Home | News    Thursday 31 August 2006

African countries shun fibre-optic cable deal


Aug 30, 2006 (KIGALI) — Plans by African countries jointly to construct an undersea telecommunications cable suffered a setback on Tuesday when less than one third of the participants signed an agreement to oversee the running of the system.

Only seven out of 23 countries signed the accord for the long-delayed East African Submarine System (EASSy), which aims to slash phone and Internet costs.

Analysts say delays in implementing the project were a major concern because Africa’s expensive and unreliable telecommunication services were a major hindrance to investment.

The project has been held back by squabbles mainly between Kenya and South Africa over financing, ownership and about how much access to the fibre optic cable would cost.

Kenya had accused South Africa of trying to dominate the project and for pushing the idea of governments managing the 9,900 km (6,152 mile) cable that will link the port cities of Durban and Port Sudan.
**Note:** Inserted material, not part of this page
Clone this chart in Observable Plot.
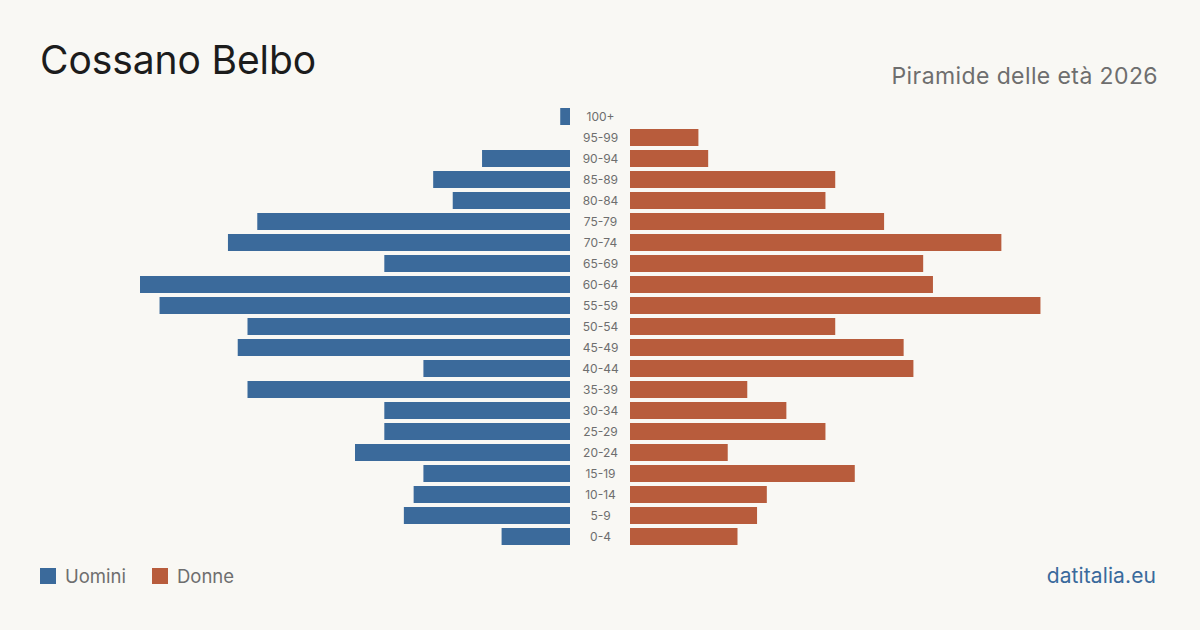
<!DOCTYPE html>
<html>
<head>
<meta charset="utf-8">
<script src="https://cdn.jsdelivr.net/npm/d3@7"></script>
<script src="https://cdn.jsdelivr.net/npm/@observablehq/plot@0.6"></script>
<style>
  html, body { margin: 0; padding: 0; }
  body { width: 1200px; height: 630px; background: #f9f8f4; font-family: Inter, "Noto Sans", sans-serif; overflow: hidden; }
  #page { position: relative; width: 1200px; height: 630px; }
  #chart { position: absolute; left: 0; top: 0; }
  .title { position: absolute; left: 40px; top: 40px; font-size: 39px; color: #1c1c1c; line-height: 1; letter-spacing: -0.1px; }
  .subtitle { position: absolute; right: 42px; top: 65px; font-size: 23px; color: #6e6e6e; line-height: 1; letter-spacing: 0.4px; }
  .legend { position: absolute; left: 40px; top: 566px; display: flex; align-items: center; font-size: 18.5px; color: #6e6e6e; line-height: 20px; }
  .legend .sw { width: 16px; height: 16px; display: inline-block; margin-right: 9px; }
  .legend .item { display: flex; align-items: center; margin-right: 26px; }
  .source { position: absolute; right: 44px; top: 565px; font-size: 21px; color: #3a6a9c; line-height: 1; letter-spacing: 0.1px; }
</style>
</head>
<body>
<div id="page">
  <div id="chart"></div>
  <div class="title">Cossano Belbo</div>
  <div class="subtitle">Piramide delle età 2026</div>
  <div class="legend">
    <span class="item"><span class="sw" style="background:#3b6a9b"></span>Uomini</span>
    <span class="item"><span class="sw" style="background:#b85c3c"></span>Donne</span>
  </div>
  <div class="source">datitalia.eu</div>
</div>
<script>
// Age classes, oldest at the top
const ageClasses = ["100+", "95-99", "90-94", "85-89", "80-84", "75-79", "70-74", "65-69", "60-64", "55-59",
  "50-54", "45-49", "40-44", "35-39", "30-34", "25-29", "20-24", "15-19", "10-14", "5-9", "0-4"];
// Residents per class
const men   = [1, 0, 9, 14, 12, 32, 35, 19, 44, 42, 33, 34, 15, 33, 19, 19, 22, 15, 16, 17, 7];
const women = [0, 7, 8, 21, 20, 26, 38, 30, 31, 42, 21, 28, 29, 12, 16, 20, 10, 23, 14, 13, 11];

const MEN_COLOR = "#3b6a9b";
const WOMEN_COLOR = "#b85c3c";

const rows = ageClasses.map((age, i) => ({age, men: men[i], women: women[i]}));
const maxValue = d3.max([...men, ...women]);
const gap = 30; // half of the central strip holding the age labels

const chart = Plot.plot({
  width: 1200,
  height: 630,
  marginLeft: 170,
  marginRight: 170,
  style: {background: "transparent", fontFamily: "Inter, 'Noto Sans', sans-serif"},
  x: {domain: [-maxValue, maxValue], axis: null},
  y: {domain: ageClasses, range: [108, 545], paddingInner: 4 / 21, paddingOuter: 0, axis: null},
  marks: [
    Plot.barX(rows.filter(d => d.men > 0), {x: d => -d.men, y: "age", fill: MEN_COLOR, dx: -gap}),
    Plot.barX(rows.filter(d => d.women > 0), {x: "women", y: "age", fill: WOMEN_COLOR, dx: gap}),
    Plot.text(rows, {x: 0, y: "age", text: "age", fill: "#6e6e6e", fontSize: 12, textAnchor: "middle"})
  ]
});
document.getElementById("chart").appendChild(chart);
</script>
</body>
</html>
South Africa denies the claims.

At a two-day meeting in Rwanda’s capital Kigali, Kenya and other countries said they had not been given enough time to study the protocol.

"There could have been certain areas within the protocol that were not pleasing to some members," Ivy Matsepe Casaburri, South Africa’s minister for communication, told Reuters.

"However, we will move ahead with this initiative as we convince our brothers to come aboard," she added.

Only Lesotho, Madagascar, Malawi, Rwanda, South Africa, Tanzania and Uganda signed the protocol in Kigali.

The permanent secretary in Kenya’s Ministry of Communication, Bitange Ndemo, said the project organisers had rushed parties to sign the agreement without addressing their concerns.

"There are a lot of issues that had not been sorted out," Ndemo told Reuters in Nairobi. "We are not refusing EASSy per se, but we oppose some of the contents (of the protocol)."

Telecom operators, who will manage the system, signed a construction and maintenance agreement in July, raising hopes that construction would start in August.

Ministers meeting in Kigali on Tuesday extended the deadline for signing the accord by three months to gain backing from more countries.

"This is not a setback," said Thomas Thabane, Lesotho’s minister of communications. "It is a mere challenge for us to convince others to come aboard."

The EASSy cable was originally expected to be operational in the first quarter of 2008. The project is expected to cut Internet costs to nearly one third of current levels over the next five years and boost investment in Africa.